Plotting code records
=-=-=
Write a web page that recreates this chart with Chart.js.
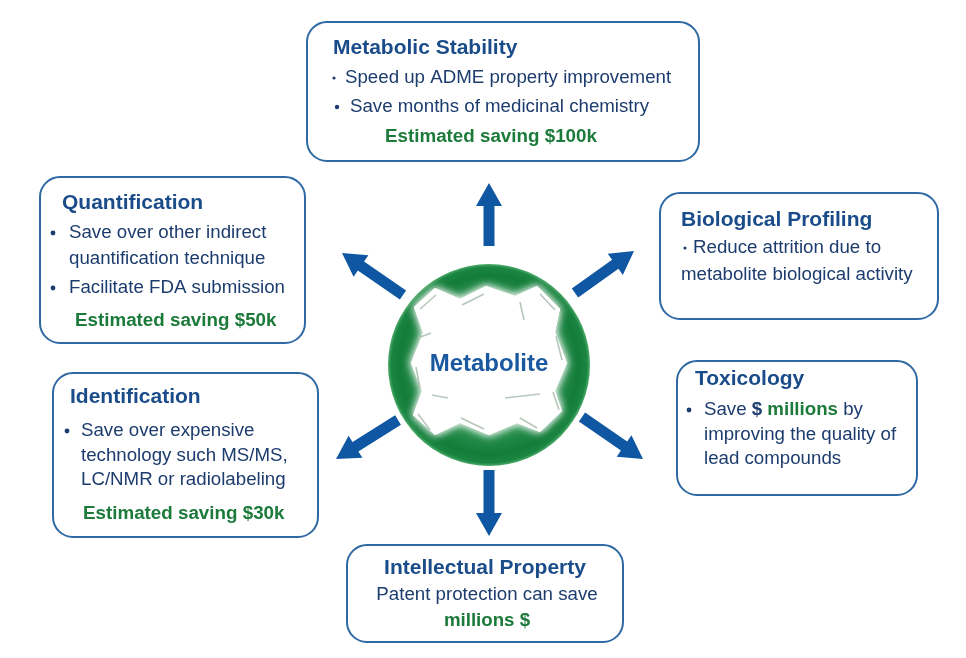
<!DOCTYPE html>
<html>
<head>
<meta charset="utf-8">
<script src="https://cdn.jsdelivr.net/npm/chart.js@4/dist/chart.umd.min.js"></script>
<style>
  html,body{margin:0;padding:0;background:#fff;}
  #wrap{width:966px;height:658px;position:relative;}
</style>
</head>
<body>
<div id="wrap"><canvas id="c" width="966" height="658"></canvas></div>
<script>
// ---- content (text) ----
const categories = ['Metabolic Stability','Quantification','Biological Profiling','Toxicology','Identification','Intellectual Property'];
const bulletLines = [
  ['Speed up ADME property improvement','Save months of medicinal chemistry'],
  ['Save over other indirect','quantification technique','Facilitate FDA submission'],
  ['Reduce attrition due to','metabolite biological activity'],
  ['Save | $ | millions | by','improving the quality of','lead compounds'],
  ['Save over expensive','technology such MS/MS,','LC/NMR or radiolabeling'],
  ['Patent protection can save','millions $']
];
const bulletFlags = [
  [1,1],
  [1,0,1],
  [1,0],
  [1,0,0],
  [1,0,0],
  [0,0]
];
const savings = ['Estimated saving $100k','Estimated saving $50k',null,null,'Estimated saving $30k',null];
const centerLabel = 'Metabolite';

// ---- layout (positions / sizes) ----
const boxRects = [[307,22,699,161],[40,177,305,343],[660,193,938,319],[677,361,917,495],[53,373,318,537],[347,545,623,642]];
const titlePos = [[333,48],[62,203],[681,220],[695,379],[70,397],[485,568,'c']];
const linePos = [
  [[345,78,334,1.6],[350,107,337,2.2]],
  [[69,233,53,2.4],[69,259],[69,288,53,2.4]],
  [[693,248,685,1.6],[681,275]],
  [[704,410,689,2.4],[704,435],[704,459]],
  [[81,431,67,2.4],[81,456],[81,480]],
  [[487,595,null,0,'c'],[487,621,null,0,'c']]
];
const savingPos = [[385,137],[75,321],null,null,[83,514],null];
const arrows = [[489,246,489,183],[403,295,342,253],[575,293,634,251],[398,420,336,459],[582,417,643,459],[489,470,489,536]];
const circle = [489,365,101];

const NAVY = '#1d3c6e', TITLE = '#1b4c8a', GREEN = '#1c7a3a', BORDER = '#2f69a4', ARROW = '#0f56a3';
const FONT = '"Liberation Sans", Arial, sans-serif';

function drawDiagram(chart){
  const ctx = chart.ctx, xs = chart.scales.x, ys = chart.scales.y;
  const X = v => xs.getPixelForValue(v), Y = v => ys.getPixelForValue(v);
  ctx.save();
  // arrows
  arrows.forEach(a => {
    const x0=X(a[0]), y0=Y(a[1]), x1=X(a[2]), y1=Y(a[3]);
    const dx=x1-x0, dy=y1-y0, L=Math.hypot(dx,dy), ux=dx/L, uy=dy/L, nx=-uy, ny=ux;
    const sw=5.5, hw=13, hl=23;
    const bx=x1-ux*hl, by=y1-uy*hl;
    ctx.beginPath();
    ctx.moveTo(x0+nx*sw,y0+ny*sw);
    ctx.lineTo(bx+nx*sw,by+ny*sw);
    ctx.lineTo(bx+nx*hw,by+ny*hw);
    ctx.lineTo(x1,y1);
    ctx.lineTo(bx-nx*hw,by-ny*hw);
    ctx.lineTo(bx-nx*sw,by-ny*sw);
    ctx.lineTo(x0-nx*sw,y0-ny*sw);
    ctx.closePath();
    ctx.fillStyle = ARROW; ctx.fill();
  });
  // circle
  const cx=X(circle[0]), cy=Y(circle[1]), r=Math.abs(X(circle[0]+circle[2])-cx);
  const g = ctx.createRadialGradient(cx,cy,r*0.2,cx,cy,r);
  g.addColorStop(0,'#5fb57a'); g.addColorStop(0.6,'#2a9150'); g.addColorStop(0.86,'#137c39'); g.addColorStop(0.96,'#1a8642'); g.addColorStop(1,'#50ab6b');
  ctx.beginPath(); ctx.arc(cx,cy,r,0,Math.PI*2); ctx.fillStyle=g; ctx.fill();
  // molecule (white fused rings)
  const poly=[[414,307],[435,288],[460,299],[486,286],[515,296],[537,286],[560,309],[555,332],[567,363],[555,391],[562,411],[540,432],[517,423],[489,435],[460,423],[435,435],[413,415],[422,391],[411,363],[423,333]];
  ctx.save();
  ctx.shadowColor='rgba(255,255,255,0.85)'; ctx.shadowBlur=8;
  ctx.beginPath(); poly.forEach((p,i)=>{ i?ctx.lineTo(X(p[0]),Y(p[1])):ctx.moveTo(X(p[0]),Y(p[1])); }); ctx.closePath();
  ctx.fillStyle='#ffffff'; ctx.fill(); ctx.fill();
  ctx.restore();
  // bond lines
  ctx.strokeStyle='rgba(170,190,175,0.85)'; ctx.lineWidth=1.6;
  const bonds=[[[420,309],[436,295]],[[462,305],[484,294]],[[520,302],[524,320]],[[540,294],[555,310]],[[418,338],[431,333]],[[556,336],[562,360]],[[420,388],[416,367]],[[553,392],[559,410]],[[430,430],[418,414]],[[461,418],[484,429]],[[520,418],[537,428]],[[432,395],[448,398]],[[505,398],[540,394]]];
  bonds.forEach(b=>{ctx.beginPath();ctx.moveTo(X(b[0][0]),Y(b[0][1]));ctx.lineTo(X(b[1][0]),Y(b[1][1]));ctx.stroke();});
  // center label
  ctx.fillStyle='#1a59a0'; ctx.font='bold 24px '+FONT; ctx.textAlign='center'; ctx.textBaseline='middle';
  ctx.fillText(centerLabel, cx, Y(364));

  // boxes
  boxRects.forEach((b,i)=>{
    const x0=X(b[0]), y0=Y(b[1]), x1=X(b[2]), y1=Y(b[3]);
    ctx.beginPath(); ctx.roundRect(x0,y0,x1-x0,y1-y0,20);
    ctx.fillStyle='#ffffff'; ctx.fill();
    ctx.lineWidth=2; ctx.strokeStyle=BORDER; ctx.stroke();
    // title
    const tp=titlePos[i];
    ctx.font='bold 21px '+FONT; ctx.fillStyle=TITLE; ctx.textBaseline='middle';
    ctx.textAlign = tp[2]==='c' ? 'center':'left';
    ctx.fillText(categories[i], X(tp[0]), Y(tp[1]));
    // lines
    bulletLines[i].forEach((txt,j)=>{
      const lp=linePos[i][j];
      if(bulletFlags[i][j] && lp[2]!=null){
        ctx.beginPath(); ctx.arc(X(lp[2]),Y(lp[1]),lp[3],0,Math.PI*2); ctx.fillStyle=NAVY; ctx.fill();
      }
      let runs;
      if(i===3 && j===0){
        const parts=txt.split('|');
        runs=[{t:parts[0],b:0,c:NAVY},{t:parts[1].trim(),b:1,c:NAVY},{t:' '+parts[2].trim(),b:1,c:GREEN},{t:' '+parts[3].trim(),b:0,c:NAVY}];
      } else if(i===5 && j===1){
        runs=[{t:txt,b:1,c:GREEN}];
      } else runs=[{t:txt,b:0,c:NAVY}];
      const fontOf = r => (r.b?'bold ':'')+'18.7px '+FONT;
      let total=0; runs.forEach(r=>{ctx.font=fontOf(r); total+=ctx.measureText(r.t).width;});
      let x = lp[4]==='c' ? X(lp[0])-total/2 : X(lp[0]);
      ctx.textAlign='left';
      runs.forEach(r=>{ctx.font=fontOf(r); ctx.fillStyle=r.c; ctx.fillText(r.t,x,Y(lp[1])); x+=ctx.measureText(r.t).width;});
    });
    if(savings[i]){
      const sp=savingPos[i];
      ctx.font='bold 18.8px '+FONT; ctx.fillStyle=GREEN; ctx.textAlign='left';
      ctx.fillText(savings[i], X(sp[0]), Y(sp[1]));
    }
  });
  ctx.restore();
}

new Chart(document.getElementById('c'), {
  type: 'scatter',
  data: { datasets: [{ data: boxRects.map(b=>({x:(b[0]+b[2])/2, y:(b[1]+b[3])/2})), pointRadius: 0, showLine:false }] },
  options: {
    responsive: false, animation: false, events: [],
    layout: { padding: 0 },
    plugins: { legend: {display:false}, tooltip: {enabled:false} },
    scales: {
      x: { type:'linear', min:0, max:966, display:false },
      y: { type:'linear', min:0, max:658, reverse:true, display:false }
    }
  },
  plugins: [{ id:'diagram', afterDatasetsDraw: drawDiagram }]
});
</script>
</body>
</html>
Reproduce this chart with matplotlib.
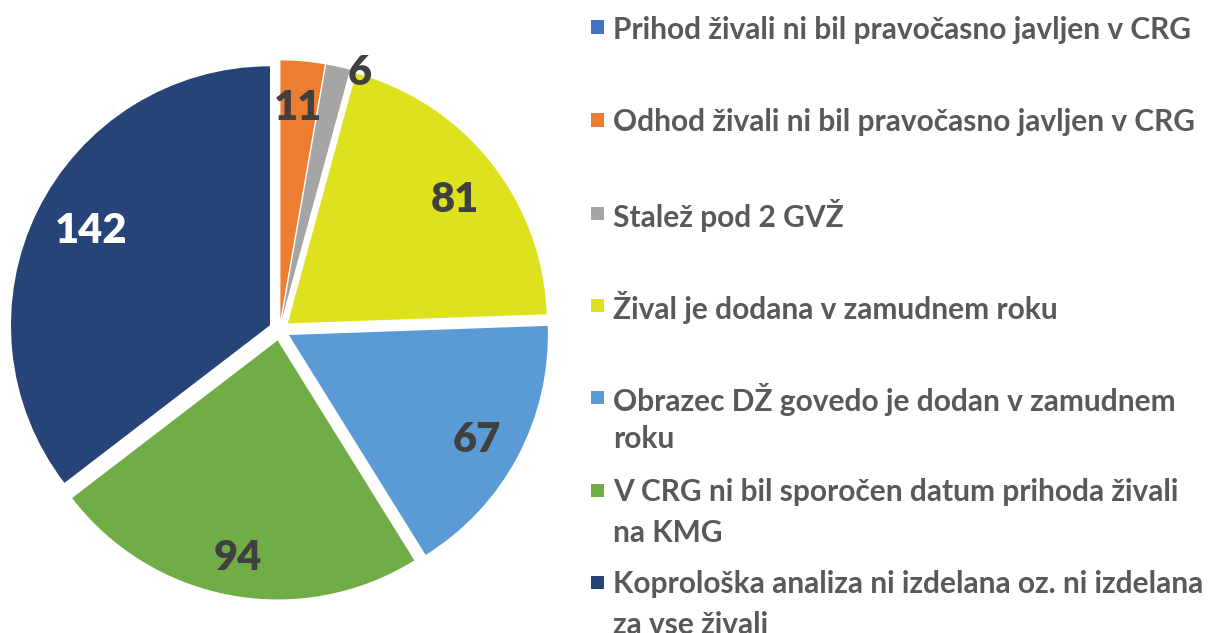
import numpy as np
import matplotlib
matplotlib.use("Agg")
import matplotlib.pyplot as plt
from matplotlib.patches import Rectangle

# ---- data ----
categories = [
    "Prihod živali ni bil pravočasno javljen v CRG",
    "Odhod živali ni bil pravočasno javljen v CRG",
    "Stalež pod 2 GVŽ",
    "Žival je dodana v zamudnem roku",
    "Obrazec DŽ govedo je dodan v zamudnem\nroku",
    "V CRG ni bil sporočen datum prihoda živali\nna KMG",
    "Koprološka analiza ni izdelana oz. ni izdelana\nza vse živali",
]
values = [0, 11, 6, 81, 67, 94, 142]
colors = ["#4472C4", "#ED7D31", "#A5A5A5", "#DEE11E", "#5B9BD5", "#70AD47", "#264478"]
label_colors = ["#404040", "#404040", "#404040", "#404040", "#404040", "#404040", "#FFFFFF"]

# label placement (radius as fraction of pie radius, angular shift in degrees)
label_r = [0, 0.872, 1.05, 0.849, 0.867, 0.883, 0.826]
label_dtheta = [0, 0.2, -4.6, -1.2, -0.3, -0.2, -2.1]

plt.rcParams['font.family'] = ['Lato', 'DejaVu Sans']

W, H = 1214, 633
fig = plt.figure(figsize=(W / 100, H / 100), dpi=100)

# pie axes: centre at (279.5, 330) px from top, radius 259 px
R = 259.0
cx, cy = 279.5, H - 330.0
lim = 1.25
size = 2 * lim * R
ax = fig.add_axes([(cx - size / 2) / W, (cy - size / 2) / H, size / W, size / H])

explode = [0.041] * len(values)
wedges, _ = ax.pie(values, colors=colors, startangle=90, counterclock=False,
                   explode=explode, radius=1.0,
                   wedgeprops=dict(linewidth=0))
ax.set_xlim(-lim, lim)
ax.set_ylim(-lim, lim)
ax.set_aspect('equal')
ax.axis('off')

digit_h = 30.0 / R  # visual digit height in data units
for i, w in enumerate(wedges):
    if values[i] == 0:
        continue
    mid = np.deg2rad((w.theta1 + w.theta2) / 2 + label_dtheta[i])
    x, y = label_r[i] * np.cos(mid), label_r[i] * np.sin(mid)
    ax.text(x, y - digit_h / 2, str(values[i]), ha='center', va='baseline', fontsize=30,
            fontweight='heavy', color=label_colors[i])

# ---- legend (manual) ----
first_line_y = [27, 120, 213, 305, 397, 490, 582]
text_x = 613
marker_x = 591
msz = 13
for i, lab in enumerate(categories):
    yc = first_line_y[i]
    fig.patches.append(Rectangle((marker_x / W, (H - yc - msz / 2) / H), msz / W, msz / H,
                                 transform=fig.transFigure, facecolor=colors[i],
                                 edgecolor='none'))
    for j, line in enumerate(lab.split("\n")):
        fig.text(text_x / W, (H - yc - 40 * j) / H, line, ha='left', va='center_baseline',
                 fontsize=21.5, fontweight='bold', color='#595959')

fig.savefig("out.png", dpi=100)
=-=-=
Start at the line with "Reproduce this chart with matplotlib.", stop at the line with "from matplotlib.patches import Rectangle", both lines included, and repeat that span exactly without its pictures.

Reproduce this chart with matplotlib.
import numpy as np
import matplotlib
matplotlib.use("Agg")
import matplotlib.pyplot as plt
from matplotlib.patches import Rectangle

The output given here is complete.